Featured Poem: The Instinct of Hope by John Clare
The Reader's Learning and Quality Coordinator, Lisa Spurgin, reflects on this week's Featured Poem, The Instinct of Hope by John Clare.
This time of year seems to be an inherently hopeful time – the nights are lightening and days drawing out, and here at Reader HQ in Calderstones Park the crocuses and daffodils are surging up, bringing colour and optimism after the dark and dreary winter months. Reading this poem I sense that the speaker can see and feel the ‘hope’ of the title quite easily in nature and the world around them, even in the ‘small violet’ with its ‘renewing blooms’, but is finding it difficult to foster that same hopeful feeling within themselves, or in a wider sense, mankind generally. Can we tell whether ‘this frail dust’ is speaking about one individual or many different people? Perhaps ‘be itself’ gives us some clue – would we feel differently if the speaker said ‘be myself’ instead?
We do get a sense of the personal in the next lines:
Something about me daily speaks there must,
And why should instinct nourish hopes in vain?
There is a degree of optimism for something better here, I think, although the questioning both here and in the closing lines ‘And surely man is no inferior flower / To die unworthy of a second spring?’ makes me wonder whether this person’s own hope, or perhaps patience, is growing short, as though they have been waiting a long while for the resurgence that seems to come easier to the natural world. I find that second line particularly intriguing: is instinct something that is always encouraging and nourishing? I feel, perhaps as the speaker also does, that nature is instinctively positive in that it will do what is best for the life within it, but do our own instincts always work in the same way?

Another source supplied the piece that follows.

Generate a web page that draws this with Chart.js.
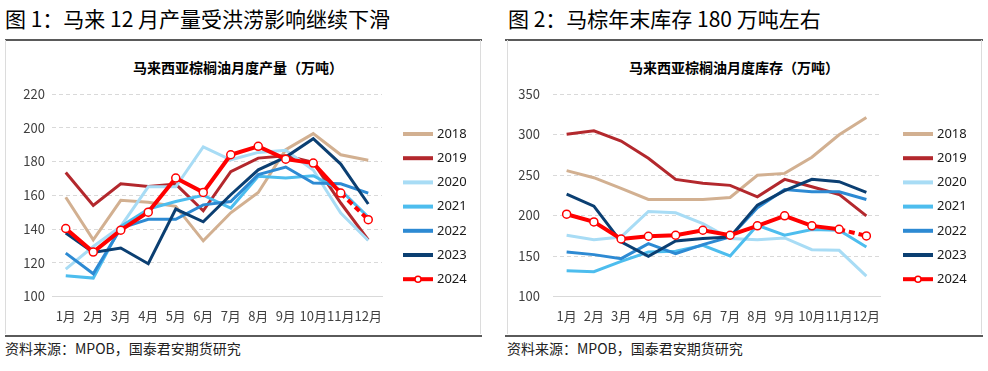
<!DOCTYPE html>
<html>
<head>
<meta charset="utf-8">
<script src="https://cdn.jsdelivr.net/npm/chart.js@4.4.1/dist/chart.umd.min.js"></script>
<style>
body { margin: 0; background: #fff; width: 988px; height: 371px; position: relative; overflow: hidden; font-family: "Noto Sans CJK SC", "Noto Sans", sans-serif; color: #000; }
.fig { position: absolute; top: 6px; font-size: 21px; line-height: 24px; white-space: nowrap; }
.rule { position: absolute; height: 2px; background: #5a5a5a; }
.box { position: absolute; top: 40px; height: 294px; border-left: 1px solid #dcdcdc; border-right: 1px solid #dcdcdc; }
.ctitle { position: absolute; top: 58px; width: 300px; text-align: center; font-size: 14px; line-height: 18px; font-weight: bold; white-space: nowrap; }
.src { position: absolute; top: 339px; font-size: 14px; line-height: 18px; white-space: nowrap; color: #222; }
canvas { position: absolute; }
</style>
</head>
<body>
<div class="fig" style="left:5px">图 1：马来 12 月产量受洪涝影响继续下滑</div>
<div class="fig" style="left:508px">图 2：马棕年末库存 180 万吨左右</div>
<div class="rule" style="left:5px;width:477px;top:39px"></div>
<div class="rule" style="left:505px;width:478px;top:39px"></div>
<div class="box" style="left:5px;width:474px"></div>
<div class="box" style="left:507px;width:473px"></div>
<div class="ctitle" style="left:88px">马来西亚棕榈油月度产量（万吨）</div>
<div class="ctitle" style="left:584px">马来西亚棕榈油月度库存（万吨）</div>
<canvas id="c1" width="475" height="293" style="left:5px;top:40px"></canvas>
<canvas id="c2" width="474" height="293" style="left:507px;top:40px"></canvas>
<div class="rule" style="left:5px;width:477px;top:335px"></div>
<div class="rule" style="left:505px;width:478px;top:335px"></div>
<div class="src" style="left:5px">资料来源：MPOB，国泰君安期货研究</div>
<div class="src" style="left:507px">资料来源：MPOB，国泰君安期货研究</div>

<script>
const months = ['1月', '2月', '3月', '4月', '5月', '6月', '7月', '8月', '9月', '10月', '11月', '12月'];
const years = ['2018', '2019', '2020', '2021', '2022', '2023', '2024'];
const colors = ['#D2B091', '#B3282D', '#A8DCF5', '#4DBDEE', '#2D8AD3', '#0B3F72', '#FF0000'];

// 产量（万吨）
const prod2018 = [158.8, 133.6, 157, 155.8, 153.4, 133, 149.6, 161.6, 187, 196.5, 184, 180.7];
const prod2019 = [173.5, 154, 166.8, 165.2, 166.6, 150.8, 174, 182, 183.4, 179.5, 155.4, 133.6];
const prod2020 = [116.2, 129.6, 141.5, 165, 165, 188.6, 181, 185.4, 186.6, 175, 149.4, 133.2];
const prod2021 = [112.3, 110.9, 141.5, 151.8, 156.3, 160, 152.4, 171.2, 170.2, 171.6, 163, 147];
const prod2022 = [125.7, 113.5, 140.5, 145.8, 145.8, 154.3, 156.3, 172.2, 176.7, 167.2, 166.8, 161.3];
const prod2023 = [137.6, 126.1, 128.7, 119.4, 151.8, 144.3, 160.3, 175.1, 182.6, 193.5, 178.5, 154.8];
const prod2024 = [140.3, 126.3, 139.3, 150, 170.2, 161.7, 184, 189, 181.4, 179.1, 161.3, 145.5];

// 库存（万吨）
const stock2018 = [255.4, 246.7, 233.5, 219.8, 219.8, 219.8, 222.3, 249.6, 252, 271.9, 299.6, 321];
const stock2019 = [300.4, 304.5, 292, 270.7, 244.6, 239.7, 237.2, 223.1, 244.6, 235.5, 226, 199.6];
const stock2020 = [175.6, 170.2, 173.5, 205, 203.3, 190, 171.5, 170.2, 172.3, 157.8, 157, 125.2];
const stock2021 = [131.8, 130.6, 143.4, 154.9, 155.8, 163.2, 150, 188, 175.6, 182.6, 181.8, 161.2];
const stock2022 = [155, 151.7, 146.7, 165.3, 152.9, 164.1, 173.5, 209.5, 232.2, 229.3, 229.3, 219.8];
const stock2023 = [226.4, 211.6, 167.4, 149.6, 168.6, 171.5, 173.5, 212.8, 230.6, 244.6, 241.7, 228.5];
const stock2024 = [201.6, 192.1, 171, 174.4, 175.6, 181.8, 175.6, 187.2, 199.6, 187.2, 183, 174.8];

const prodSeries = [prod2018, prod2019, prod2020, prod2021, prod2022, prod2023, prod2024];
const stockSeries = [stock2018, stock2019, stock2020, stock2021, stock2022, stock2023, stock2024];

const tickFont = { family: '"Noto Sans CJK SC", "Noto Sans", sans-serif', size: 13 };

// legend on the right, drawn inside the canvas
const sideLegend = {
    id: 'sideLegend',
    afterDraw(chart, args, opts) {
        const ctx = chart.ctx;
        ctx.save();
        ctx.font = '13px "Noto Sans", sans-serif';
        ctx.textBaseline = 'middle';
        chart.data.datasets.forEach((ds, i) => {
            const y = opts.y + i * 24.2;
            ctx.setLineDash([]);
            ctx.strokeStyle = ds.borderColor;
            ctx.lineWidth = 4;
            ctx.beginPath();
            ctx.moveTo(opts.x, y);
            ctx.lineTo(opts.x + 30, y);
            ctx.stroke();
            if (ds.pointRadius) {
                ctx.beginPath();
                ctx.arc(opts.x + 15, y, 3, 0, Math.PI * 2);
                ctx.fillStyle = '#fff';
                ctx.fill();
                ctx.lineWidth = 1.5;
                ctx.stroke();
            }
            ctx.fillStyle = '#1a1a1a';
            ctx.fillText(ds.label, opts.x + 34, y);
        });
        ctx.restore();
    }
};

function makeChart(id, series, yMin, yMax, step, axisW, labelPad, padRight, legendX) {
    const datasets = series.map((vals, i) => {
        const last = i === series.length - 1;
        return {
            label: years[i],
            data: vals,
            borderColor: colors[i],
            backgroundColor: colors[i],
            borderWidth: last ? 4 : 3,
            pointRadius: last ? 4 : 0,
            pointHoverRadius: last ? 4 : 0,
            pointBackgroundColor: '#fff',
            pointBorderColor: colors[i],
            pointBorderWidth: 1.5,
            tension: 0,
            order: series.length - 1 - i,
            segment: last ? { borderDash: (c) => c.p1DataIndex === 11 ? [6, 4] : undefined } : undefined
        };
    });

    return new Chart(document.getElementById(id), {
        type: 'line',
        data: { labels: months, datasets: datasets },
        options: {
            responsive: false,
            animation: false,
            layout: { padding: { left: 0, right: padRight, top: 54, bottom: 0.5 } },
            plugins: {
                legend: { display: false },
                tooltip: { enabled: false },
                sideLegend: { x: legendX, y: 94 }
            },
            scales: {
                x: {
                    offset: true,
                    grid: { display: false },
                    border: { display: true, color: '#d9d9d9', width: 1 },
                    ticks: { color: '#404040', font: tickFont, padding: 4, autoSkip: false, maxRotation: 0 },
                    afterFit: (scale) => { scale.height = 36; }
                },
                y: {
                    min: yMin,
                    max: yMax,
                    grid: {
                        drawTicks: false,
                        color: (c) => c.tick && c.tick.value === yMin ? 'rgba(0,0,0,0)' : '#d9d9d9'
                    },
                    border: { display: false, dash: [4, 3] },
                    ticks: { stepSize: step, color: '#404040', font: tickFont, padding: labelPad },
                    afterFit: (scale) => { scale.width = axisW; }
                }
            }
        },
        plugins: [sideLegend]
    });
}

makeChart('c1', prodSeries, 100, 220, 20, 47, 7, 98, 398);
makeChart('c2', stockSeries, 100, 350, 50, 46, 13, 101, 396);
</script>
</body>
</html>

We can feel that there is something bigger going on; there’s a real feeling of scale and even spirituality in the words that are used; ‘prophesy’, ‘mystery’, ‘eternity’. These are tough concepts for any of us to get to grips with, and I do feel comforted that it is not just people – either as individuals or a group – who are ‘struggling to explain the close sealed volume of its mystery’ but ‘everything’; even nature itself cannot give a rhyme or reason to its cycles.
I’m especially drawn to the lines that almost seem to be standing alone in the middle of the poem:
Time wandering onward keeps its usual pace
As seeming anxious of eternity,
To meet that calm and find a resting place.
Being ‘anxious of eternity’ seems something of a paradox, but at the same time is also relatable if you’re stuck in a difficult situation and can see no way out or hope. Or, perhaps it an anxiousness for something better that will be waiting for us as part of eternity? Do we think of ‘time’ as an unending entity? Should we think of it instead as something that will come to a conclusion, or at least find things harder to achieve – will it slow its ‘usual pace’ at a certain point?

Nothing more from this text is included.